Right now, I'm currently sitting in shock. On the same Thursday, the barn where I keep my horse found kittens. There were 3 kittens, but they could only catch 2, and the 3rd one got away. Those 2 will remain in the barn as barn cats, we are in desperate need for some mousers. So the last kitten, I'd been taking walks out there to see if I could find her, but no luck. 

Fast forward to today, they found her. The last kitten. She survived 4 days of being out in the cold on her own in the "wild". So with everything that's just happened, it has just been too coincidental. Quite honestly, I'm not even sure if I'm ready for another cat, but just the fact that they found her makes me feel that I should take her in, that it was "meant to be". 

My mom and I had pretty much left it to fate. If it was meant to be, we would find her. If not, then that's ok. After 4 days, I wasn't expecting that we'd find her. 

So that's my story for the day. Hoping everything goes well...


----------



## PJM (May 7, 2010)

*Re: Life's funny little mysteries...*

What a fortunate little kitten.

And a touching story.


----------



## LarryT (May 12, 2009)

*Re: Life's funny little mysteries...*

So happy that you've found each other  A very touching story indeed,has me in tears.


----------



## Nancy (Aug 22, 2008)

*Re: Life's funny little mysteries...*

Sounds like it's meant to be. This kitten was sent to you.


----------



## hercsmom (Jul 6, 2010)

*Re: Life's funny little mysteries...*

I would totally take it as a sign. That little kitten needed someone, and somehow found it's way to you, knowing you needed someone too


----------



## Immortalia (Jan 24, 2009)

*Re: Life's funny little mysteries...*

So I just brought her home and got her settled with food, water, litterbox and a few places to sleep. She'll be kept isolated until we get her to the vets and get a clean bill of health.

She's just a tiny little torti. I'll get some pics once she settles in more and not so scared. She's still trembling, but totally willing to cuddle. I had her in my arms earlier, just crying and she just stayed curled up in my hand.

Sad thing is, while I was driving home with my mom over the weekend, we saw a dead cat on the side of the road near the barn, where there'd been road construction. Today, I took a closer look and saw that the cat was also a torti, so probably these kitten's mother, out looking for food and got run over


----------



## Immortalia (Jan 24, 2009)

*Re: Life's funny little mysteries...*

So... better late than never, here are some pictures of Tia.

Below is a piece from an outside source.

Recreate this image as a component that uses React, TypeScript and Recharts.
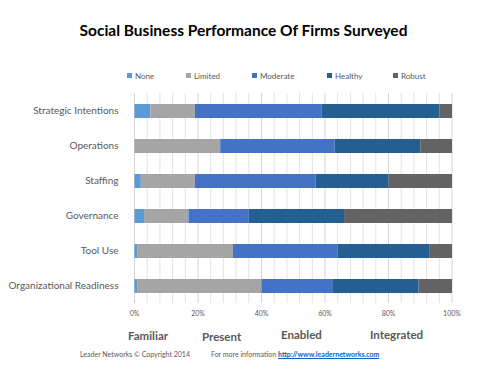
import React from 'react';
import { ComposedChart, Bar, XAxis, YAxis, CartesianGrid } from 'recharts';

const categories = ['Strategic Intentions', 'Operations', 'Staffing', 'Governance', 'Tool Use', 'Organizational Readiness'];
const noneVals = [5, 0, 2, 3, 1, 1];
const limitedVals = [14, 27, 17, 14, 30, 39];
const moderateVals = [40, 36, 38, 19, 33, 22.5];
const healthyVals = [37, 27, 23, 30, 29, 27];
const robustVals = [4, 10, 20, 34, 7, 10.5];
const majorTicks = [0, 20, 40, 60, 80, 100];
const minorTicks = [4, 8, 12, 16, 24, 28, 32, 36, 44, 48, 52, 56, 64, 68, 72, 76, 84, 88, 92, 96];
const stageLabels = ['Familiar', 'Present', 'Enabled', 'Integrated'];

const seriesNames = ['None', 'Limited', 'Moderate', 'Healthy', 'Robust'];
const seriesColors = ['#5B9BD5', '#A5A5A5', '#4472C4', '#255E91', '#636363'];

const data = categories.map((c, i) => ({
  name: c,
  None: noneVals[i],
  Limited: limitedVals[i],
  Moderate: moderateVals[i],
  Healthy: healthyVals[i],
  Robust: robustVals[i],
}));

const font = 'Lato, "Open Sans", sans-serif';
const legendX = [127, 186, 252, 327, 393];
const stageX = [128, 202, 281, 370];
const stageY = [329, 330, 328, 328];

const gridGen = (ticks: number[]) => (props: any) => {
  const { xAxis, offset } = props;
  if (xAxis && typeof xAxis.scale === 'function') {
    return ticks.map((t) => xAxis.scale(t));
  }
  return ticks.map((t) => offset.left + (t / 100) * offset.width);
};

const YTick = (props: any) => {
  const { x, y, payload } = props;
  return (
    <text x={x} y={y} dy={3.5} textAnchor="end" fontSize={10} fill="#595959" fontFamily={font}>
      {payload.value}
    </text>
  );
};

export default function App() {
  return (
    <div style={{ position: 'absolute', left: 0, top: 0, width: 491, height: 372, background: '#fff', fontFamily: font }}>
      <div style={{ position: 'absolute', left: 0, width: 487, top: 20, textAlign: 'center', fontSize: 15.5, fontWeight: 700, color: '#000', lineHeight: '20px' }}>
        Social Business Performance Of Firms Surveyed
      </div>
      {seriesNames.map((n, i) => (
        <div key={n} style={{ position: 'absolute', left: legendX[i], top: 70, fontSize: 8, color: '#595959', lineHeight: '12px', whiteSpace: 'nowrap' }}>
          <span style={{ display: 'inline-block', width: 5, height: 5, background: seriesColors[i], marginRight: 3, verticalAlign: 'middle', position: 'relative', top: -1 }} />
          {n}
        </div>
      ))}
      <ComposedChart
        width={491}
        height={372}
        data={data}
        layout="vertical"
        margin={{ top: 93, right: 39, bottom: 49, left: 10 }}
        style={{ position: 'absolute', left: 0, top: 0 }}
      >
        <CartesianGrid horizontal={false} stroke="#E3E3E3" verticalCoordinatesGenerator={gridGen(minorTicks)} />
        <CartesianGrid horizontal={false} stroke="#D4D4D4" verticalCoordinatesGenerator={gridGen(majorTicks)} />
        <XAxis
          type="number"
          domain={[0, 100]}
          ticks={majorTicks}
          tickFormatter={(v: number) => `${v}%`}
          axisLine={false}
          tickLine={false}
          tick={{ fontSize: 7, fill: '#595959', fontFamily: font }}
          height={20}
          tickMargin={2}
        />
        <YAxis
          type="category"
          dataKey="name"
          width={124.5}
          axisLine={false}
          tickLine={false}
          tick={<YTick />}
          tickMargin={10}
        />
        {seriesNames.map((n, i) => (
          <Bar key={n} dataKey={n} stackId="a" fill={seriesColors[i]} barSize={14} isAnimationActive={false} />
        ))}
      </ComposedChart>
      {stageLabels.map((s, i) => (
        <div key={s} style={{ position: 'absolute', left: stageX[i], top: stageY[i], fontSize: 11.5, fontWeight: 700, color: '#595959', lineHeight: '14px' }}>
          {s}
        </div>
      ))}
      <div style={{ position: 'absolute', left: 80, top: 349, fontSize: 7, color: '#595959', lineHeight: '10px', whiteSpace: 'nowrap' }}>
        Leader Networks © Copyright 2014
      </div>
      <div style={{ position: 'absolute', left: 211, top: 349, fontSize: 7, color: '#595959', lineHeight: '10px', whiteSpace: 'nowrap' }}>
        For more information{' '}
        <span style={{ color: '#0563C1', textDecoration: 'underline', fontWeight: 700 }}>http://www.leadernetworks.com</span>
      </div>
    </div>
  );
}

She passes out a lot, can't you tell? Though in fact, when she's awake, she's more like this


----------



## shaelikestaquitos (Feb 2, 2010)

*Re: Life's funny little mysteries...*

Oh my gosh, Tia is soooo adorable!
I have a soft spot for torties of that color <3


----------



## Lilysmommy (Jan 7, 2009)

Oh my god, she's beautiful and adorable and *squeals incoherently* <3<3<3<3<3!!!


----------



## Hedgieonboard (Nov 15, 2009)

She is so adorable and that was such a touching story  It does seem very much like fate brought her to you.


----------



## PJM (May 7, 2010)

She is beautiful!


----------



## LarryT (May 12, 2009)

Adorable!  Her pattern/color looks alot like my Prissy a brindled rat terrier.


----------



## shetland (Sep 2, 2008)

Sounds to me like a match made in heaven. You need her and she needs you. Plus, she already looks mighty comfortable with you!


----------



## Nancy (Aug 22, 2008)

She is an absolute doll. I love tortis.


----------



## zorropirate (Aug 13, 2010)

I stand by that theroy with pets/animals in general. 

They do have a way of finding you when you least expect them. You just have to go with whatever master plan they have. 

My last cat found me too, he just climbed into my car and looked at me as if to say ok, I'm here, we can leave now. 5 years later he's not left my side, he's my rock, I don't know what I'd do without him. 

Congrats on your beautiful little torti! Looks like a little fireball!! All go go go or konked out.


----------



## Immortalia (Jan 24, 2009)

Thanks everyone. ^_^

I feel very blessed that she has made herself a home with us. She's very cuddly and follows us everywhere in the house. She's already won my mom over very quickly.

We seriously think that my old kitty sent her to us, just because there's much of her that makes me think of him. She's already starting to sleep on the couch behind my head, where Tobie would always sleep and keep me company. And they both have a dark/black spot on the roof of the inside of their mouths. 

I still miss him a lot, and am in the midst of putting together his memorial picture frame. We buried his ashes just last week, so now he can be with the rest of our children who have moved on.


----------



## EryBee (May 23, 2010)

How wonderful that a new kitten has come into your life! I find that the best pets are the ones that come along completely unannounced and by surprise. Somehow, when a good situation occurs, it just feels right. I hope you and Tia have many happy years together.


----------